To further compare the segmentation results numerically, we use the Dice metric to measure the segmentation quality as,

$$\begin{array}{c}\hfill DM=\frac{2N_{gs}}{N_g{N}_s}\end{array}$$

where, N_gs is the number of pixels in the object that are correctly segmented, N_g is the number of pixels in the ground truth object, N_s is the number of pixels in the segmented object.

In Table 4, we list the Dice metric numbers obtained in PASCAL-VOC2012 dataset to evaluate the quality of our segmentation results. The data shows that while the proposed method can achieve similar results as the ALM method, the runtime had been reduced to approximately one-sixth.

Table 4. The number of iterations to reach convergence (iters) and the total CPU time in seconds (CPU(s)) for different images of different sizes by using our algorithm and the ZTC algorithm in the segmentation problem.

	Proposed method		ZTC
	DM	CPU(s)	DM	CPU(s)
fighter	0.9814	1.93	0.9574	7.04
chair	0.9573	1.19	0.9485	9.32
bottom	0.9755	0.94	0.9629	6.02

6 Concluding remarks

In this paper, we used a dual method to solve the Euler’s elastica regularizer for image denoising and segmentation. Our method can efficiently reduce the number of parameters, and formulate a more concise algorithm.

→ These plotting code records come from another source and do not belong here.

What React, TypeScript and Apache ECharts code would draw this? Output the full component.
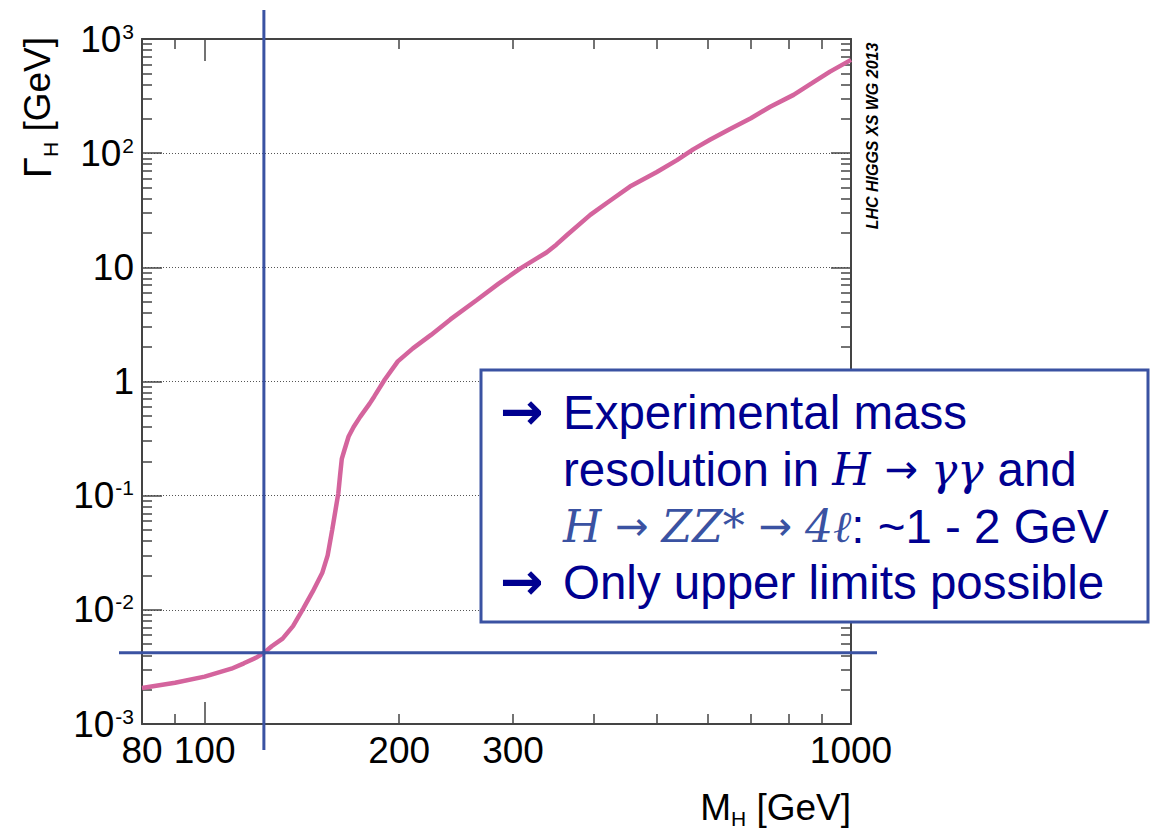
import React, { useEffect, useRef } from 'react';
import * as echarts from 'echarts';

// Higgs total width vs mass
const MASS_GEV = [80, 90, 100, 110, 115, 120, 123.5, 127, 132, 137, 142, 147, 152, 155, 157.5, 160, 161, 162, 163, 164.5, 167, 170, 174, 180, 183, 190, 199, 210, 224, 240, 264, 285, 308, 325, 338, 350, 364, 395, 420, 455, 500, 538, 570, 605, 650, 700, 750, 815, 870, 928, 1000];
const WIDTH_GEV = [0.00207, 0.0023, 0.0026, 0.00305, 0.0034, 0.0038, 0.0042, 0.0048, 0.0056, 0.0072, 0.0102, 0.0145, 0.021, 0.03, 0.05, 0.085, 0.105, 0.15, 0.21, 0.25, 0.33, 0.4, 0.49, 0.64, 0.74, 1.04, 1.5, 1.95, 2.56, 3.5, 5.2, 7.2, 9.8, 11.8, 13.5, 15.8, 19.3, 28.8, 37, 51, 68, 87, 108, 131, 163, 202, 255, 324, 410, 518, 656];

const X_MIN = 80;
const X_MAX = 1000;
const X_LABEL_VALUES = [80, 100, 200, 300, 1000];
const X_MAJOR_TICKS = [100, 1000];
const X_MINOR_TICKS = [90, 200, 300, 400, 500, 600, 700, 800, 900];

const Y_MIN = 0.001;
const Y_MAX = 1000;
const Y_DECADES = [0.001, 0.01, 0.1, 1, 10, 100, 1000];
const Y_MINOR_MULTS = [2, 3, 4, 5, 6, 7, 8, 9];
const Y_MINOR_TICKS = Y_DECADES.slice(0, -1).flatMap((d) => Y_MINOR_MULTS.map((m) => +(d * m).toPrecision(3)));

const CROSS_MASS = 123.5;
const CROSS_WIDTH = 0.0042;

const FONT = 'Liberation Sans, Arial, sans-serif';
const SERIF = 'DejaVu Serif, Liberation Serif, serif';
const ARROW_FONT = 'DejaVu Sans, sans-serif';
const AXIS_COLOR = '#444';
const CURVE_COLOR = '#d4649d';
const BLUE = '#3a52a2';
const NAVY = '#000090';

function xAxis(position: string, ticks: number[], len: number, withLine: boolean, withLabels: boolean) {
  return {
    type: 'log',
    logBase: 10,
    position,
    min: X_MIN,
    max: X_MAX,
    axisLine: { show: withLine, lineStyle: { color: AXIS_COLOR, width: 2 } },
    axisTick: { show: true, inside: true, length: len, customValues: ticks, lineStyle: { color: AXIS_COLOR, width: 1.5 } },
    axisLabel: withLabels
      ? { show: true, customValues: X_LABEL_VALUES, margin: 8, fontSize: 37, fontFamily: FONT, color: '#000', formatter: (v: number) => String(Math.round(v)) }
      : { show: false },
    splitLine: { show: false },
    minorTick: { show: false },
  };
}

function yLabel(v: number) {
  const n = Math.round(Math.log10(v));
  if (n === 0) return '1';
  if (n === 1) return '10';
  return '10{sup|' + n + '}';
}

function yAxis(position: string, ticks: number[], len: number, withLine: boolean, withLabels: boolean, grid: boolean) {
  return {
    type: 'log',
    logBase: 10,
    position,
    min: Y_MIN,
    max: Y_MAX,
    axisLine: { show: withLine, lineStyle: { color: AXIS_COLOR, width: 2 } },
    axisTick: { show: true, inside: true, length: len, customValues: ticks, lineStyle: { color: AXIS_COLOR, width: 1.5 } },
    axisLabel: withLabels
      ? {
          show: true,
          customValues: Y_DECADES,
          margin: 8,
          fontSize: 37,
          fontFamily: FONT,
          color: '#000',
          formatter: yLabel,
          rich: { sup: { fontSize: 21, fontFamily: FONT, color: '#000', verticalAlign: 'top', padding: [0, 0, 0, 1] } },
        }
      : { show: false },
    splitLine: grid ? { show: true, lineStyle: { color: '#555', width: 1, type: [1, 2] } } : { show: false },
    minorTick: { show: false },
  };
}

export default function App() {
  const ref = useRef<HTMLDivElement>(null);
  useEffect(() => {
    document.body.style.margin = '0';
    const chart = echarts.init(ref.current!, undefined, { renderer: 'svg' });
    const option: any = {
      animation: false,
      backgroundColor: '#fff',
      grid: { left: 142, right: 301, top: 39, bottom: 108, containLabel: false },
      xAxis: [
        xAxis('bottom', X_MAJOR_TICKS, 22, true, true),
        xAxis('bottom', X_MINOR_TICKS, 10, false, false),
        xAxis('top', X_MAJOR_TICKS, 22, true, false),
        xAxis('top', X_MINOR_TICKS, 10, false, false),
      ],
      yAxis: [
        yAxis('left', Y_DECADES, 20, true, true, true),
        yAxis('left', Y_MINOR_TICKS, 10, false, false, false),
        yAxis('right', Y_DECADES, 20, true, false, false),
        yAxis('right', Y_MINOR_TICKS, 10, false, false, false),
      ],
      series: [
        {
          type: 'line',
          xAxisIndex: 0,
          yAxisIndex: 0,
          data: MASS_GEV.map((m, i) => [m, WIDTH_GEV[i]]),
          showSymbol: false,
          symbol: 'none',
          smooth: false,
          lineStyle: { color: CURVE_COLOR, width: 4.5 },
          z: 3,
        },
      ],
    };
    chart.setOption(option);
    const [cx, cy] = chart.convertToPixel({ seriesIndex: 0 }, [CROSS_MASS, CROSS_WIDTH]) as number[];

    const lineStyle = { stroke: BLUE, lineWidth: 3 };
    const FS = 47.5;
    const textRich = {
      t: { fontSize: FS, fontFamily: FONT, fill: NAVY, color: NAVY },
      m: { fontSize: 44, fontFamily: SERIF, fontStyle: 'italic', fill: NAVY, color: NAVY },
      a: { fontSize: 40, fontFamily: ARROW_FONT, fill: NAVY, color: NAVY },
      b: { fontSize: 44, fontFamily: SERIF, fontStyle: 'italic', fill: BLUE, color: BLUE },
      ba: { fontSize: 40, fontFamily: ARROW_FONT, fill: BLUE, color: BLUE },
    };
    const boxText = (x: number, baseline: number, text: string) => ({
      type: 'text',
      x,
      y: baseline - 16,
      z: 102,
      style: { text, rich: textRich, align: 'left', verticalAlign: 'middle', textAlign: 'left', textVerticalAlign: 'middle', fontSize: FS, fontFamily: FONT, fill: NAVY },
    });
    const arrow = (baseline: number) => ({
      type: 'text',
      x: 500,
      y: baseline - 17,
      z: 102,
      style: { text: '→', fontSize: 52, fontFamily: ARROW_FONT, fontWeight: 'bold', fill: NAVY, align: 'left', verticalAlign: 'middle', textAlign: 'left', textVerticalAlign: 'middle' },
    });

    const titleRich = (lh: number) => ({
      t: { fontSize: 37, fontFamily: FONT, fill: '#000', color: '#000', lineHeight: lh, verticalAlign: 'top' },
      g: { fontSize: 38, fontFamily: FONT, fill: '#000', color: '#000', lineHeight: lh, verticalAlign: 'top' },
      s: { fontSize: 21, fontFamily: FONT, fill: '#000', color: '#000', lineHeight: 21, verticalAlign: 'bottom' },
    });

    chart.setOption({
      graphic: [
        { type: 'line', z: 100, shape: { x1: cx, y1: 10, x2: cx, y2: 750 }, style: lineStyle },
        { type: 'line', z: 100, shape: { x1: 119, y1: cy, x2: 877, y2: cy }, style: lineStyle },
        {
          type: 'rect',
          z: 101,
          shape: { x: 481, y: 370, width: 667, height: 252 },
          style: { fill: '#fff', stroke: BLUE, lineWidth: 3 },
        },
        arrow(428),
        boxText(563, 428, '{t|Experimental mass}'),
        boxText(563, 485, '{t|resolution in }{m|H }{a|→ }{m|γγ }{t|and}'),
        boxText(563, 542, '{b|H }{ba|→ }{b|ZZ* }{ba|→ }{b|4ℓ}{t|: ~1 - 2 GeV}'),
        arrow(598),
        boxText(563, 598, '{t|Only upper limits possible}'),
        // y axis title
        {
          type: 'text',
          x: 19,
          y: 37,
          rotation: Math.PI / 2,
          z: 102,
          style: {
            text: '{g|Γ}{s|H}{t| [GeV]}',
            align: 'right',
            verticalAlign: 'top',
            textAlign: 'right',
            textVerticalAlign: 'top',
            rich: titleRich(42),
          },
        },
        // x axis title
        {
          type: 'text',
          x: 851,
          y: 789,
          z: 102,
          style: {
            text: '{t|M}{s|H}{t| [GeV]}',
            align: 'right',
            verticalAlign: 'top',
            textAlign: 'right',
            textVerticalAlign: 'top',
            rich: titleRich(40),
          },
        },
        {
          type: 'text',
          x: 872,
          y: 136,
          rotation: Math.PI / 2,
          z: 102,
          style: {
            text: 'LHC HIGGS XS WG 2013',
            fontSize: 16,
            fontWeight: 'bold',
            fontStyle: 'italic',
            fontFamily: FONT,
            fill: '#000',
            align: 'center',
            verticalAlign: 'middle',
            textAlign: 'center',
            textVerticalAlign: 'middle',
          },
        },
      ],
    });
    return () => chart.dispose();
  }, []);
  return <div ref={ref} style={{ width: 1152, height: 832 }} />;
}
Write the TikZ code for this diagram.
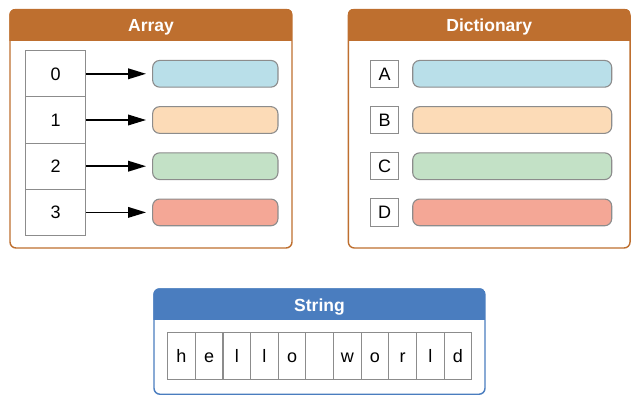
\documentclass[tikz,border=0pt]{standalone}
\usepackage{fontspec}
\setmainfont{Liberation Sans}
\usetikzlibrary{arrows.meta}
\definecolor{panelorange}{HTML}{BE6F2F}
\definecolor{panelblue}{HTML}{4A7DBF}
\definecolor{cellgray}{HTML}{8C8C8C}
\definecolor{valblue}{HTML}{B9DFE9}
\definecolor{valorange}{HTML}{FCDBB7}
\definecolor{valgreen}{HTML}{C3E1C6}
\definecolor{valred}{HTML}{F4A796}
\tikzset{
  panel/.style={rounded corners=6pt, line width=1.4pt, fill=white, inner sep=0pt},
  title/.style={text=white, inner sep=0pt, text height=12.9pt, text depth=0pt, font=\fontsize{17.5}{20}\selectfont\bfseries},
  cell/.style={draw=cellgray, line width=1.1pt, fill=white, inner sep=0pt, text height=13pt, text depth=0pt, font=\fontsize{18}{21}\selectfont},
  value/.style={draw=cellgray, line width=1.1pt, rounded corners=7pt, inner sep=0pt, minimum height=26.7pt},
}
\begin{document}
\begin{tikzpicture}[x=1pt, y=-1pt, >={Triangle[length=18pt, width=10.5pt]}]
  \useasboundingbox (0,0) rectangle (640,404);
  % array
  \node[panel, draw=panelorange, minimum width=282pt, minimum height=238.5pt] (array) at (151,128.75) {};
  \begin{scope}
    \clip[rounded corners=6pt] (array.south west) rectangle (array.north east);
    \fill[panelorange] (array.north west) rectangle (292,41);
  \end{scope}
  \node[title] (arraytitle) at (151,25.3) {Array};
  \node[cell, minimum width=60pt, minimum height=46.2pt] (idx0) at (55.7,73.8) {0};
  \node[cell, minimum width=60pt, minimum height=46.2pt] (idx1) at (55.7,120) {1};
  \node[cell, minimum width=60pt, minimum height=46.2pt] (idx2) at (55.7,166.2) {2};
  \node[cell, minimum width=60pt, minimum height=46.2pt] (idx3) at (55.7,212.4) {3};
  \node[value, fill=valblue, minimum width=125.3pt] (val0) at (215.3,73.8) {};
  \node[value, fill=valorange, minimum width=125.3pt] (val1) at (215.3,120) {};
  \node[value, fill=valgreen, minimum width=125.3pt] (val2) at (215.3,166.2) {};
  \node[value, fill=valred, minimum width=125.3pt] (val3) at (215.3,212.4) {};
  \draw[->, line width=1.8pt, shorten >=6pt] (idx0) -- (val0);
  \draw[->, line width=1.8pt, shorten >=6pt] (idx1) -- (val1);
  \draw[->, line width=1.8pt, shorten >=6pt] (idx2) -- (val2);
  \draw[->, line width=1.8pt, shorten >=6pt] (idx3) -- (val3);
  % dictionary
  \node[panel, draw=panelorange, minimum width=281.7pt, minimum height=238.5pt] (dict) at (489.2,128.75) {};
  \begin{scope}
    \clip[rounded corners=6pt] (dict.south west) rectangle (dict.north east);
    \fill[panelorange] (dict.north west) rectangle (630,41);
  \end{scope}
  \node[title] (dicttitle) at (489.2,25.3) {Dictionary};
  \node[cell, minimum width=28pt, minimum height=27.3pt] (keyA) at (384.7,73.8) {A};
  \node[cell, minimum width=28pt, minimum height=27.3pt] (keyB) at (384.7,120) {B};
  \node[cell, minimum width=28pt, minimum height=27.3pt] (keyC) at (384.7,166.2) {C};
  \node[cell, minimum width=28pt, minimum height=27.3pt] (keyD) at (384.7,212.4) {D};
  \node[value, fill=valblue, minimum width=199pt] (dvalA) at (512.2,73.8) {};
  \node[value, fill=valorange, minimum width=199pt] (dvalB) at (512.2,120) {};
  \node[value, fill=valgreen, minimum width=199pt] (dvalC) at (512.2,166.2) {};
  \node[value, fill=valred, minimum width=199pt] (dvalD) at (512.2,212.4) {};
  % string
  \node[panel, draw=panelblue, minimum width=331pt, minimum height=105.3pt] (string) at (319.5,341.6) {};
  \begin{scope}
    \clip[rounded corners=6pt] (string.south west) rectangle (string.north east);
    \fill[panelblue] (string.north west) rectangle (485,320);
  \end{scope}
  \node[title] (stringtitle) at (319.5,304.6) {String};
  \node[cell, minimum width=27.64pt, minimum height=46.6pt] (chr1) at (181.5,356) {h};
  \node[cell, minimum width=27.64pt, minimum height=46.6pt] (chr2) at (209.2,356) {e};
  \node[cell, minimum width=27.64pt, minimum height=46.6pt] (chr3) at (236.8,356) {l};
  \node[cell, minimum width=27.64pt, minimum height=46.6pt] (chr4) at (264.4,356) {l};
  \node[cell, minimum width=27.64pt, minimum height=46.6pt] (chr5) at (292.1,356) {o};
  \node[cell, minimum width=27.64pt, minimum height=46.6pt] (chr6) at (319.7,356) {};
  \node[cell, minimum width=27.64pt, minimum height=46.6pt] (chr7) at (347.3,356) {w};
  \node[cell, minimum width=27.64pt, minimum height=46.6pt] (chr8) at (375.0,356) {o};
  \node[cell, minimum width=27.64pt, minimum height=46.6pt] (chr9) at (402.6,356) {r};
  \node[cell, minimum width=27.64pt, minimum height=46.6pt] (chr10) at (430.3,356) {l};
  \node[cell, minimum width=27.64pt, minimum height=46.6pt] (chr11) at (457.9,356) {d};
\end{tikzpicture}
\end{document}
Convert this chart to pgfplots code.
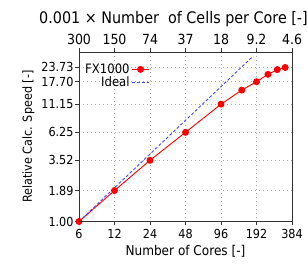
\documentclass[border=0pt]{standalone}
\usepackage{pgfplots}
\pgfplotsset{compat=1.18}
\usepackage{fontspec}
\setmainfont{DejaVu Sans Condensed}
\definecolor{idealblue}{RGB}{70,70,255}
\definecolor{fxred}{RGB}{255,0,0}
\begin{document}
\begin{tikzpicture}
\path[use as bounding box] (-79bp,-42.5bp) rectangle (228bp,221.5bp);
\begin{axis}[
  at={(0,0)}, anchor=south west,
  scale only axis, width=213bp, height=169.5bp,
  xmode=log, ymode=log, log basis x=2, log basis y=2,
  xmin=6, xmax=384, ymin=1, ymax=32.6,
  xtick={6,12,24,48,96,192,384},
  xticklabels={6,12,24,48,96,192,384},
  ytick={1,1.89,3.52,6.25,11.15,17.70,23.73},
  yticklabels={1.00,1.89,3.52,6.25,11.15,17.70,23.73},
  minor xtick={}, minor ytick={},
  xtick pos=left, ytick pos=left,
  tick align=outside,
  major tick length=4bp,
  axis line style={black!80, line width=0.8pt},
  tick style={black!80, line width=0.8pt},
  grid=major,
  major grid style={dash pattern=on 1bp off 3bp, gray!70, line width=0.8pt},
  xlabel={Number of Cores [-]},
  ylabel={Relative Calc. Speed [-]},
  tick label style={font=\fontsize{12.5}{14}\selectfont},
  yticklabel style={xshift=2bp},
  xlabel style={font=\fontsize{13.5}{15}\selectfont},
  ylabel style={font=\fontsize{12.5}{14}\selectfont},
  legend style={draw=none, fill=none, at={(axis description cs:0.005,0.955)}, anchor=north west,
    font=\fontsize{13}{14}\selectfont, row sep=-2bp},
  legend cell align=right,
  legend plot pos=right,
]
\addplot[fxred, line width=0.9pt, mark=*, mark size=3bp, mark options={solid, fill=fxred}]
  coordinates {(6,1.00)(12,1.89)(24,3.52)(48,6.25)(96,11.15)(144,14.9)(192,17.70)(240,20.6)(288,22.7)(336,23.73)};
\addplot[idealblue, line width=0.9pt, dash pattern=on 3bp off 2bp]
  coordinates {(6,1)(180,30)};
\legend{FX1000,Ideal}
\end{axis}
\begin{axis}[
  at={(0,0)}, anchor=south west,
  scale only axis, width=213bp, height=169.5bp,
  xmode=log, log basis x=2,
  xmin=6, xmax=384, ymin=0, ymax=1,
  xtick={6,12,24,48,96,192,384},
  xticklabels={300,150,74,37,18,9.2,4.6},
  minor xtick={},
  ytick=\empty,
  xtick pos=right,
  tick align=outside,
  major tick length=4bp,
  axis line style={black!80, line width=0.8pt},
  tick style={black!80, line width=0.8pt},
  tick label style={font=\fontsize{14}{16}\selectfont},
  xlabel={0.001 × Number~ of Cells per Core [-]},
  xlabel style={font=\fontsize{16}{18}\selectfont, xshift=-12bp},
]
\end{axis}
\end{tikzpicture}
\end{document}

There are two main contributions. Firstly, by introducing the dual operators, the optimization problem can be divided into simpler sub-problems, and the Chan-Vese model with elastica can be solved more easily. Secondly, our proposed algorithm can effectively reduce the number of parameters, to reduce the dependence on of parameter tuning. Numerical experiments show that compared with the ALM method our algorithm can obtain similar experimental results with less running time.

Data Availability

All relevant data are within the manuscript.

Funding Statement

The author thanks the support of National Natural Science Foundation of Shandong Province (No.ZR2019LZH002).